[Begin RECORDS FOR PROCESSING]

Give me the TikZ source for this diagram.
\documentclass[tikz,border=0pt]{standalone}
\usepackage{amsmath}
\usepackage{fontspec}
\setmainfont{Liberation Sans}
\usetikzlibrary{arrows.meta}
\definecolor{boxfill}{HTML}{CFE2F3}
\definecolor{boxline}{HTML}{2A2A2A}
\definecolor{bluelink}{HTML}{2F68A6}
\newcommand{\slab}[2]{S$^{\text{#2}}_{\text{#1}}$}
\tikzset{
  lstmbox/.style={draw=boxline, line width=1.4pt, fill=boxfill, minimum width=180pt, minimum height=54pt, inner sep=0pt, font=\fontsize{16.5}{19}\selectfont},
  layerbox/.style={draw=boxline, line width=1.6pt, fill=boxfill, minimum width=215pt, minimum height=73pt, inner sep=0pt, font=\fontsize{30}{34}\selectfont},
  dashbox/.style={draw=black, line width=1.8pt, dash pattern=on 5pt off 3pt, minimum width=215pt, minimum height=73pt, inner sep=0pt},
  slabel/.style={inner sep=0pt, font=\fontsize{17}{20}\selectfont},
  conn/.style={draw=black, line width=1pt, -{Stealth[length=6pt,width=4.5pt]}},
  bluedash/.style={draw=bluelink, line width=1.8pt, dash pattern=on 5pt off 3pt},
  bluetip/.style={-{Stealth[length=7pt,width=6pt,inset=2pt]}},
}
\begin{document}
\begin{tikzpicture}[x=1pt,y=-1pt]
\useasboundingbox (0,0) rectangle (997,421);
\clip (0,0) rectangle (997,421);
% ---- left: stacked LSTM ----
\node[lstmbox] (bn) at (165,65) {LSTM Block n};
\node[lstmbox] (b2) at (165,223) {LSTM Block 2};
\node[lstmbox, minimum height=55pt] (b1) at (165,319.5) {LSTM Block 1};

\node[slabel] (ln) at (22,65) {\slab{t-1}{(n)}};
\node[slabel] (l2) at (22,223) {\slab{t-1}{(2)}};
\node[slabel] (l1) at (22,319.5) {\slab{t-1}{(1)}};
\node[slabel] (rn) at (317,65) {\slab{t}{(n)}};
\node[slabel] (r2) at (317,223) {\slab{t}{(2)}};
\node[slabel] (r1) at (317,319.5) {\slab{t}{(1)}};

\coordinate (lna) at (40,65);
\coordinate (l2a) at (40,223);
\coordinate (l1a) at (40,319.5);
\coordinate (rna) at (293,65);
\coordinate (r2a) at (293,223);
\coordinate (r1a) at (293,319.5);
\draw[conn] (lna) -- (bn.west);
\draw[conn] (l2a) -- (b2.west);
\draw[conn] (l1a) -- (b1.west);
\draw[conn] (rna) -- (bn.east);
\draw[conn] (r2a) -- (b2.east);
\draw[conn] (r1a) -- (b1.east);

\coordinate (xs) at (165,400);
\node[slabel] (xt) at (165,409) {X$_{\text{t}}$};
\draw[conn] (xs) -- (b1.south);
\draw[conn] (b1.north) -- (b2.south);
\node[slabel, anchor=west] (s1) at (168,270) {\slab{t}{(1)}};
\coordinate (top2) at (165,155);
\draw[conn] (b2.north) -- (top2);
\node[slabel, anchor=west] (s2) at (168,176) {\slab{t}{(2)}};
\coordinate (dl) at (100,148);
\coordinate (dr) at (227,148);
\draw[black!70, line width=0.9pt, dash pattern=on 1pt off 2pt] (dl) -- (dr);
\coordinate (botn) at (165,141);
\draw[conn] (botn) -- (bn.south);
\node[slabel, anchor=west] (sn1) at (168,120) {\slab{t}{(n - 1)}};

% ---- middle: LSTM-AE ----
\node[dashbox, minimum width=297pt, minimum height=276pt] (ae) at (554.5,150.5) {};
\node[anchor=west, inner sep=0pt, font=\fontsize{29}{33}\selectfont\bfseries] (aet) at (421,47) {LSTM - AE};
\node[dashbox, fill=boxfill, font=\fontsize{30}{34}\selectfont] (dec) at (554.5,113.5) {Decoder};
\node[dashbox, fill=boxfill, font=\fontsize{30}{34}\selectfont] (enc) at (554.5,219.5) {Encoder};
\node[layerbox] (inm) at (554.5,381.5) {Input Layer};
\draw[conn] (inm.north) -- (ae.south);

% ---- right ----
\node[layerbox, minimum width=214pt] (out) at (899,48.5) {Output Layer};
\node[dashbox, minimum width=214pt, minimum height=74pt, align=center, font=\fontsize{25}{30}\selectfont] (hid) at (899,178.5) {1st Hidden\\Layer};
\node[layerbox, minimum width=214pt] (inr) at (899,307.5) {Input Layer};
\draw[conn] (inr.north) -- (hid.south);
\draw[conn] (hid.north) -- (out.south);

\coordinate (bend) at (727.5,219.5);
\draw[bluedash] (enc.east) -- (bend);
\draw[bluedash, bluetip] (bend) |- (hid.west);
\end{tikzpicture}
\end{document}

[End RECORDS FOR PROCESSING]
[Begin RECORDS FOR PROCESSING]

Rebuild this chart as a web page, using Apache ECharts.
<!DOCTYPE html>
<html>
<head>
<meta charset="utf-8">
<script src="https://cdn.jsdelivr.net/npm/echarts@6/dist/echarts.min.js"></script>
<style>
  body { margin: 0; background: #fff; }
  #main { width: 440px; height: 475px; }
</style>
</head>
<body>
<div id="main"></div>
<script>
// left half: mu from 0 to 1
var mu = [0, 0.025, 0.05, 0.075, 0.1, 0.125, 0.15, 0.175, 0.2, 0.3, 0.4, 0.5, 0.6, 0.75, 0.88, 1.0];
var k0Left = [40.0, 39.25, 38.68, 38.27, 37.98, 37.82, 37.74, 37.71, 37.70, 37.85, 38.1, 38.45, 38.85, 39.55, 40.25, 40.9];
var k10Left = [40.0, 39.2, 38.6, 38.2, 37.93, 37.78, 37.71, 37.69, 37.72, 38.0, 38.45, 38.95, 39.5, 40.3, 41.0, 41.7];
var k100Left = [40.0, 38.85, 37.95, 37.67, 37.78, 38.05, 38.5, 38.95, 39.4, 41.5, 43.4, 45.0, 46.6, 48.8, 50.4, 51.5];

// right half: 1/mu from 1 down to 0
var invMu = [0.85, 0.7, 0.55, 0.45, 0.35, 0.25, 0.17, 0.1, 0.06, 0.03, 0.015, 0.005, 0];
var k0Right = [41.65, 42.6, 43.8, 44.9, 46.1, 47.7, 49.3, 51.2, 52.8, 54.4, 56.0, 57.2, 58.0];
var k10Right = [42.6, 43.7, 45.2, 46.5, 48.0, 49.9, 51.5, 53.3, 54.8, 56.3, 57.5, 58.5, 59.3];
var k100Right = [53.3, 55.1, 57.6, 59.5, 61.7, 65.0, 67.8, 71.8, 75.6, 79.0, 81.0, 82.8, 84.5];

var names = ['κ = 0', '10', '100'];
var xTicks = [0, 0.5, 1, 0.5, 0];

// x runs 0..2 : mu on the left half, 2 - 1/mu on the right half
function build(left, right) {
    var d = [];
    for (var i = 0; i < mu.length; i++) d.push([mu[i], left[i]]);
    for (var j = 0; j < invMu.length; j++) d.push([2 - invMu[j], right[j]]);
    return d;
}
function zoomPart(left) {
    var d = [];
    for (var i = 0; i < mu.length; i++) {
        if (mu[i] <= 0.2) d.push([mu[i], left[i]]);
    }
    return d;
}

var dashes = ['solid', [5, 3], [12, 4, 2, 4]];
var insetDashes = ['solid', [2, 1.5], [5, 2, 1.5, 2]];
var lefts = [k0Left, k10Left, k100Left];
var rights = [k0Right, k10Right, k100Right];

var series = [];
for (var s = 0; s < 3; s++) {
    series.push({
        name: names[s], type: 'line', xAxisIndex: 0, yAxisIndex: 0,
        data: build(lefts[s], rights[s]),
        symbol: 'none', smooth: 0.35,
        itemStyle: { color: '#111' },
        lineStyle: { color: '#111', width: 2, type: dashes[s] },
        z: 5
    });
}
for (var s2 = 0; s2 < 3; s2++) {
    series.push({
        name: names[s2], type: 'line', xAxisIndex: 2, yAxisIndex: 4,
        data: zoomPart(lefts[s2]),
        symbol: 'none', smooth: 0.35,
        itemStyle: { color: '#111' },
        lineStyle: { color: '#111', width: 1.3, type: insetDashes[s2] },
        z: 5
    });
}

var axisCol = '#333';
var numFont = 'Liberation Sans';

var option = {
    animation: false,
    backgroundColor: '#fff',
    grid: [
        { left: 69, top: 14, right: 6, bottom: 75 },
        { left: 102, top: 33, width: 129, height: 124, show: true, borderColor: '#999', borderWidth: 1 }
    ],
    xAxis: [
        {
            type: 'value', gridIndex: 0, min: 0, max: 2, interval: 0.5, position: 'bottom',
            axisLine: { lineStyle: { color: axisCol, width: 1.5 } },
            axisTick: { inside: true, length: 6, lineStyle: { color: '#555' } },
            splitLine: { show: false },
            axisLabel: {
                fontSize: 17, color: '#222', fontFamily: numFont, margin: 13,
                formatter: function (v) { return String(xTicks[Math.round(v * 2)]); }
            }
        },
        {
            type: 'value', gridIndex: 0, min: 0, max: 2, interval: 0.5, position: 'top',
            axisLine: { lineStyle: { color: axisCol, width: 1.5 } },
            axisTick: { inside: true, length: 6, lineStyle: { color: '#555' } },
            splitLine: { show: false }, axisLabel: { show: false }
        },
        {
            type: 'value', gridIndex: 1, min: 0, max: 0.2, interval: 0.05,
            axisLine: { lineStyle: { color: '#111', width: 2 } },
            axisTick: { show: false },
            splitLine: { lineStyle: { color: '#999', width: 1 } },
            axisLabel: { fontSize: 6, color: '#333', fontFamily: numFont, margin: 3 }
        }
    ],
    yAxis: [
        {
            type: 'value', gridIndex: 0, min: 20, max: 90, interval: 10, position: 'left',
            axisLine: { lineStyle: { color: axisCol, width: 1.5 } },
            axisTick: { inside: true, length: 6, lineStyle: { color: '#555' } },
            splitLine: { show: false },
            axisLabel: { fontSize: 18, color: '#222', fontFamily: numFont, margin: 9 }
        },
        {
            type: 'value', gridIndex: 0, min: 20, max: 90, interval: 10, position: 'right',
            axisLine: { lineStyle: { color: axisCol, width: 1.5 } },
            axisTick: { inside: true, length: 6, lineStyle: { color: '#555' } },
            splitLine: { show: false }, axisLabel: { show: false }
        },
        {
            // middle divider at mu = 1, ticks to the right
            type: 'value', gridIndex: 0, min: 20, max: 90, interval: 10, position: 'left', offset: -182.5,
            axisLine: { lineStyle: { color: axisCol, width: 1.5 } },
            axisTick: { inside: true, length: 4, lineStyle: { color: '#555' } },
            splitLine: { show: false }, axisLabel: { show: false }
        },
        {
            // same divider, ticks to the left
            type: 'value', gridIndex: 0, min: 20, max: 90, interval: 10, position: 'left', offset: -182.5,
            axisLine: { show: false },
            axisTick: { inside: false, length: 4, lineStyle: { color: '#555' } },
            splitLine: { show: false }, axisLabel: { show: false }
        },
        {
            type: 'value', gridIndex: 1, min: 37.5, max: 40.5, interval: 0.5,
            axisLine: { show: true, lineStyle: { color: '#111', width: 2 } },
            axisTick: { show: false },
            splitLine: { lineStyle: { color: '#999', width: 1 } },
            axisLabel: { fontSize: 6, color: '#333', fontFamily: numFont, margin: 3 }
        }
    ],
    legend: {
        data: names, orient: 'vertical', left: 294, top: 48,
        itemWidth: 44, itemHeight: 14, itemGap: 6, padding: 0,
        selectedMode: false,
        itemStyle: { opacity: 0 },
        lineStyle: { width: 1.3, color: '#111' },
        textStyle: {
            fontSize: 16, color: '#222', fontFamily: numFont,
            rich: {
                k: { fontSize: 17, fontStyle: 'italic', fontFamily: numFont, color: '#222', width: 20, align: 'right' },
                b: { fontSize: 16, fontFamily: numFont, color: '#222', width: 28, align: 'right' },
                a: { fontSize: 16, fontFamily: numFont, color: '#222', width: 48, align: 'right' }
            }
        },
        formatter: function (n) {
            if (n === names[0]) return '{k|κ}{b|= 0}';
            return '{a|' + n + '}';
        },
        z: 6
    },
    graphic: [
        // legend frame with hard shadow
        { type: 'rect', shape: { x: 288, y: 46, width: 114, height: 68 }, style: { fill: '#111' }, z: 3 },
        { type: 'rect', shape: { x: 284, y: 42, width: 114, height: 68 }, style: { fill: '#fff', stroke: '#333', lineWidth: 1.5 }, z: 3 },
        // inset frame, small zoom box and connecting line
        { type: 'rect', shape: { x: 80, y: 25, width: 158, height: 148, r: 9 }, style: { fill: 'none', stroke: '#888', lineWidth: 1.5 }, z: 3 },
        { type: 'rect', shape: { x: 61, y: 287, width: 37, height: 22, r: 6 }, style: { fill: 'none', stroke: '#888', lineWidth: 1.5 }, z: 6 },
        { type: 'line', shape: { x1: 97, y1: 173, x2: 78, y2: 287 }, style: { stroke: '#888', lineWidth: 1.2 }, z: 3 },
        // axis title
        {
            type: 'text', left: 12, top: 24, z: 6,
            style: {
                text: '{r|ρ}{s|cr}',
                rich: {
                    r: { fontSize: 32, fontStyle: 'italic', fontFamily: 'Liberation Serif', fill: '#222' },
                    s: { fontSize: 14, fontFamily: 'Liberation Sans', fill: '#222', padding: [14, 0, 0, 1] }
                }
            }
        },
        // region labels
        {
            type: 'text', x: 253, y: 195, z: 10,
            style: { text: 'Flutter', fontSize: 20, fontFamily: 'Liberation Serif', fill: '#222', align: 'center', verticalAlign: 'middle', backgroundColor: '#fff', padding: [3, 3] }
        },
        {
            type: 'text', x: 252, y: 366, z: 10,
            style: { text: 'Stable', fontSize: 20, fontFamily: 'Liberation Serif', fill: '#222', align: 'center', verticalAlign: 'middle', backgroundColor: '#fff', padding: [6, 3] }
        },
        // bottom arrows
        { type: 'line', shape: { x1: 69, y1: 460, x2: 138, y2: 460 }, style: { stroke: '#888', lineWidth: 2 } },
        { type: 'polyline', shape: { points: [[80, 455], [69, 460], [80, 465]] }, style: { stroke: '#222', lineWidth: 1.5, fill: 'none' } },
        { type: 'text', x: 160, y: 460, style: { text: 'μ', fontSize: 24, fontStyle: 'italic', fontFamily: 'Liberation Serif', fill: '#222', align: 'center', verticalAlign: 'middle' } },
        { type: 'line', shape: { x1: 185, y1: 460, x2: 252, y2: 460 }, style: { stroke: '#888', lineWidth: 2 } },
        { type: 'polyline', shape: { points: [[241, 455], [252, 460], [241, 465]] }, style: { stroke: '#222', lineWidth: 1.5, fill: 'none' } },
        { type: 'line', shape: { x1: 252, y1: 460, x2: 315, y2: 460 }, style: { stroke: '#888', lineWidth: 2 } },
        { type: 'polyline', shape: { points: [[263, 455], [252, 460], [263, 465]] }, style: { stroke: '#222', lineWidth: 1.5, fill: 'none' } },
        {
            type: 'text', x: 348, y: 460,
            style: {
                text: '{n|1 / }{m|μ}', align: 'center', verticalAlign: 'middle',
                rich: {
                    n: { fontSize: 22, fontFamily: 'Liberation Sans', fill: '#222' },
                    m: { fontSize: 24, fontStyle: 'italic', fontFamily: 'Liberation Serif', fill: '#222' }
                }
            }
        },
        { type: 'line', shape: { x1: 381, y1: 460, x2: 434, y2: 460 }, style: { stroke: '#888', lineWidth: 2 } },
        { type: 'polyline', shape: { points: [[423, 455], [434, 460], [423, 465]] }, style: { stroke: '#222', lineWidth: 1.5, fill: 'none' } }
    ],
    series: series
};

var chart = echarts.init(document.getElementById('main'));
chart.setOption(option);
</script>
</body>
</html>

[End RECORDS FOR PROCESSING]

Please return, exactly as they appear, the lines starting at the one that contains "Give me the TikZ source for this diagram." and ending at the one that contains "(r1) at (317,319.5)".

◆ ANSWER TO THE EXERCISE ◆
Give me the TikZ source for this diagram.
\documentclass[tikz,border=0pt]{standalone}
\usepackage{amsmath}
\usepackage{fontspec}
\setmainfont{Liberation Sans}
\usetikzlibrary{arrows.meta}
\definecolor{boxfill}{HTML}{CFE2F3}
\definecolor{boxline}{HTML}{2A2A2A}
\definecolor{bluelink}{HTML}{2F68A6}
\newcommand{\slab}[2]{S$^{\text{#2}}_{\text{#1}}$}
\tikzset{
  lstmbox/.style={draw=boxline, line width=1.4pt, fill=boxfill, minimum width=180pt, minimum height=54pt, inner sep=0pt, font=\fontsize{16.5}{19}\selectfont},
  layerbox/.style={draw=boxline, line width=1.6pt, fill=boxfill, minimum width=215pt, minimum height=73pt, inner sep=0pt, font=\fontsize{30}{34}\selectfont},
  dashbox/.style={draw=black, line width=1.8pt, dash pattern=on 5pt off 3pt, minimum width=215pt, minimum height=73pt, inner sep=0pt},
  slabel/.style={inner sep=0pt, font=\fontsize{17}{20}\selectfont},
  conn/.style={draw=black, line width=1pt, -{Stealth[length=6pt,width=4.5pt]}},
  bluedash/.style={draw=bluelink, line width=1.8pt, dash pattern=on 5pt off 3pt},
  bluetip/.style={-{Stealth[length=7pt,width=6pt,inset=2pt]}},
}
\begin{document}
\begin{tikzpicture}[x=1pt,y=-1pt]
\useasboundingbox (0,0) rectangle (997,421);
\clip (0,0) rectangle (997,421);
% ---- left: stacked LSTM ----
\node[lstmbox] (bn) at (165,65) {LSTM Block n};
\node[lstmbox] (b2) at (165,223) {LSTM Block 2};
\node[lstmbox, minimum height=55pt] (b1) at (165,319.5) {LSTM Block 1};

\node[slabel] (ln) at (22,65) {\slab{t-1}{(n)}};
\node[slabel] (l2) at (22,223) {\slab{t-1}{(2)}};
\node[slabel] (l1) at (22,319.5) {\slab{t-1}{(1)}};
\node[slabel] (rn) at (317,65) {\slab{t}{(n)}};
\node[slabel] (r2) at (317,223) {\slab{t}{(2)}};
\node[slabel] (r1) at (317,319.5) {\slab{t}{(1)}};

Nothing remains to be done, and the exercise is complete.